I'm really glad you liked it because I know you're a big fan of the original, as I am.


----------



## fluffybear

The original Muppet Movie is one of my all time favorites (I don't normally admit in public though). I have seen it countless times and probably know just about every line from the movie. Every 'muppet' movie after that has been a major disappointment to me so I am a little reserved about this one. I like what I have seen so far in the previews and all the acclaim for this picture puts it is at the top of my rental list when it makes it's way to PPV or one of the kiosks.


----------



## Earl Bonovich

fluffybear said:


> The original Muppet Movie is one of my all time favorites (I don't normally admit in public though). I have seen it countless times and probably know just about every line from the movie. Every 'muppet' movie after that has been a major disappointment to me so I am a little reserved about this one. I like what I have seen so far in the previews and all the acclaim for this picture puts it is at the top of my rental list when it makes it's way to PPV or one of the kiosks.


Between the Original, Caper, and Manhatten... I've probably seen them combined no less then 100 times.

The new movie was a blast, and definently was worthy of the money for the theater... and I will be getting what ever special edition comes out on Blu-Ray for it when it is released.


----------



## dpeters11

I'm not sure any Muppet movie can compare to the original, but this one certainly is on my list of things to do over the next week.


----------



## dpeters11

We saw it last night, great movie, though the best parts were the pieces from the show. The intro brought back a lot of memories, and Camilla's routine was hilarious.


----------



## hilmar2k

Yup, I thoroughly enjoyed it as well. It started off a little slowly, but once the all got back together it was really quite good.


----------



## mavs-fan

The new Muppet movie was indeed great. It comes as close as possible to capturing the spirit of the characters since Jim Henson was alive.

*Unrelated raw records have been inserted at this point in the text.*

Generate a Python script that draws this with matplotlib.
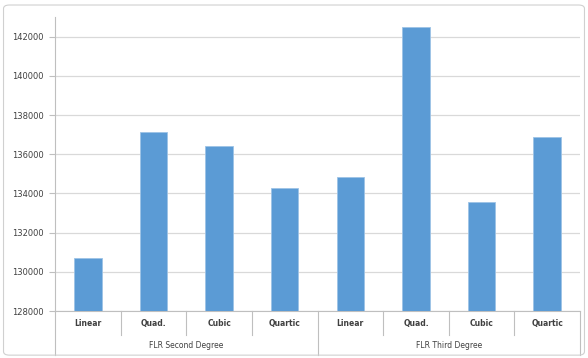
import matplotlib.pyplot as plt
from matplotlib.patches import FancyBboxPatch
import matplotlib.transforms as mtransforms

methods = ["Linear", "Quad.", "Cubic", "Quartic", "Linear", "Quad.", "Cubic", "Quartic"]
groups = ["FLR Second Degree", "FLR Third Degree"]
values = [130680, 137140, 136410, 134290, 134850, 142470, 133580, 136880]

bar_color = "#5B9BD5"
grid_color = "#D9D9D9"
axis_color = "#BFBFBF"
text_color = "#404040"

fig = plt.figure(figsize=(5.88, 3.58), dpi=100)
ax = fig.add_axes([55 / 588, 47 / 358, 525 / 588, 294 / 358])

x = list(range(len(methods)))
ax.bar(x, values, width=0.42, color=bar_color, edgecolor="#9DC3E6", linewidth=0.6, zorder=3)

ax.set_ylim(128000, 143000)
ax.set_xlim(-0.5, len(methods) - 0.5)
ax.set_yticks(range(128000, 143001, 2000))
ax.yaxis.grid(True, color=grid_color, linewidth=0.9, zorder=0)
ax.tick_params(axis="y", length=4, width=0.8, color=axis_color, labelsize=6,
               labelcolor=text_color, pad=4)

ax.set_xticks(x)
ax.set_xticklabels(methods, fontsize=5.5, fontweight="bold", color=text_color)
ax.tick_params(axis="x", length=0, pad=6)

for s in ["top", "right"]:
    ax.spines[s].set_visible(False)
ax.spines["left"].set_color(axis_color)
ax.spines["bottom"].set_color(axis_color)
ax.spines["left"].set_bounds(128000, 143000)

# multi-level category dividers
trans = mtransforms.blended_transform_factory(ax.transData, ax.transAxes)
for i in range(len(methods) + 1):
    xd = i - 0.5
    if i in (0, 4, 8):
        y0 = -0.15
    else:
        y0 = -0.08
    ax.plot([xd, xd], [0, y0], transform=trans, color=axis_color, linewidth=0.8, clip_on=False)

for gi, g in enumerate(groups):
    ax.text(gi * 4 + 1.5, -0.116, g, transform=trans, ha="center", va="center",
            fontsize=5.5, color=text_color)

# chart border
fig.patches.append(FancyBboxPatch((0.006, 0.008), 0.988, 0.978, boxstyle="round,pad=0,rounding_size=0.01",
                                  transform=fig.transFigure, fill=False, edgecolor="#D0D0D0", linewidth=0.8))

fig.savefig("out.png", dpi=100)
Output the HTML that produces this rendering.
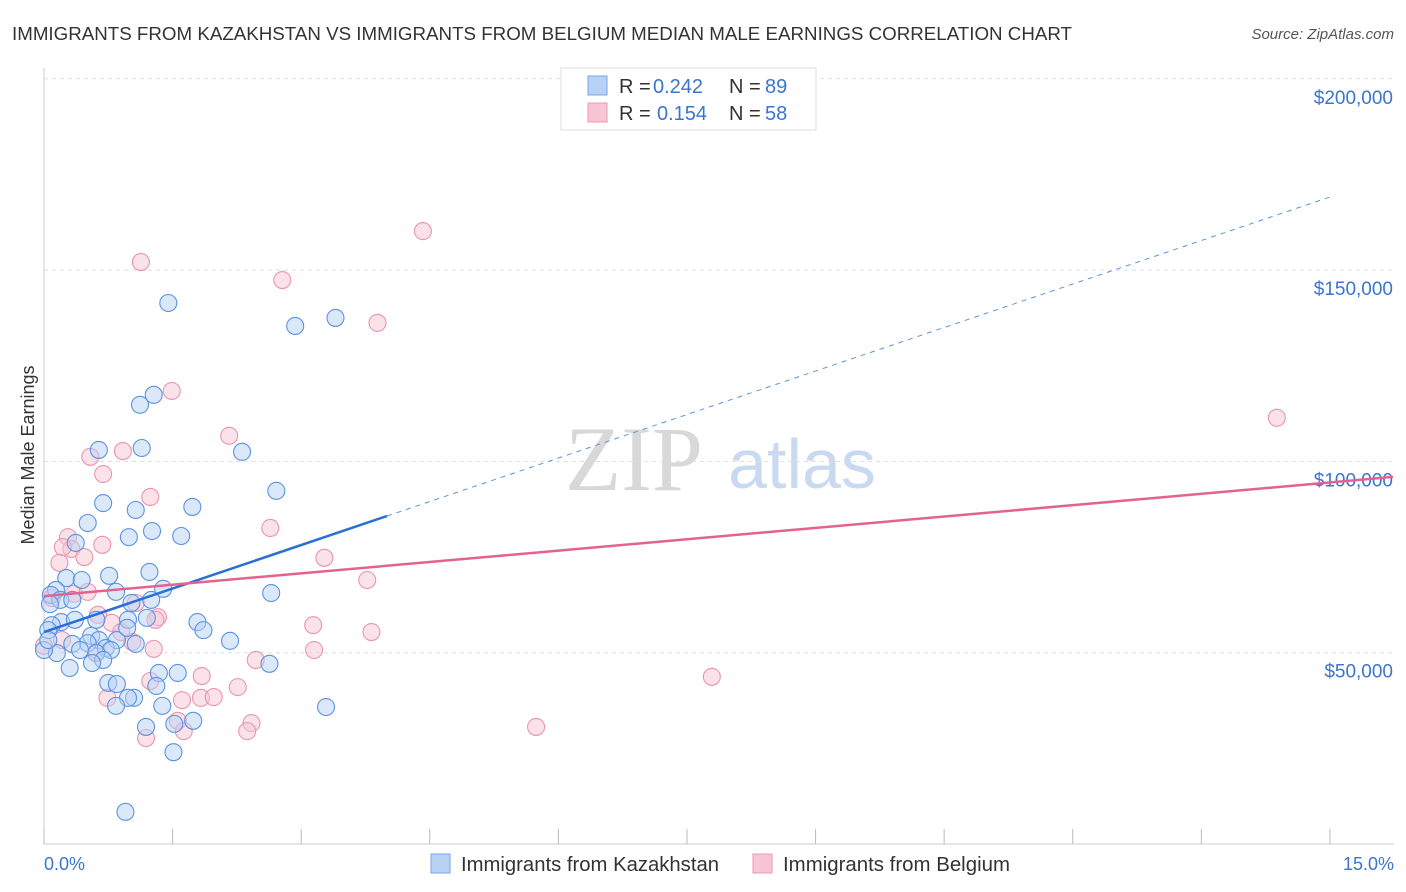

Here's my favorite Muppet site, Muppet Central. They have a great forum (like this one) and even an on-line Muppet radio station.

http://www.muppetcentral.com


----------



## Jesse11

mavs-fan said:


> The new Muppet movie was indeed great. It comes as close as possible to capturing the spirit of the characters since Jim Henson was alive.
> 
> Here's my favorite Muppet site, Muppet Central. They have a great forum (like this one) and even an on-line Muppet radio station.


I'm also glad you like the characters - *Jim Henson* as i am, fortunately i see the moive last night, a fine performance.


----------



## jbhsv

So the question is, do I see it in theaters or wait to buy bluray.?


----------



## djlong

For what it's worth - we're doing both. While on vacation, we saw the movie in a nice theater and I'm planning on buying the Blu-Ray


----------



## hilmar2k

jbhsv said:


> So the question is, do I see it in theaters or wait to buy bluray.?


For just me, I would do neither. While I thoroughly enjoyed it, it wasn't worth either movie theaters prices or the cost to own. I would just catch it on HBO/Starz/Showtime/etc.

However, for my kids going to the movies is a serious treat, so it was well worth taking the whole family to see it.


----------



## Earl Bonovich

hilmar2k said:


> For just me, I would do neither. While I thoroughly enjoyed it, it wasn't worth either movie theaters prices or the cost to own. I would just catch it on HBO/Starz/Showtime/etc.
> 
> However, for my kids going to the movies is a serious treat, so it was well worth taking the whole family to see it.


$16 ish for the Blu-Ray on release week, well worth it...
(That is what I paid this week for Kung Fu Panda 2)

Given the volume of times it will probably be watched by my kids, and myself over time.


----------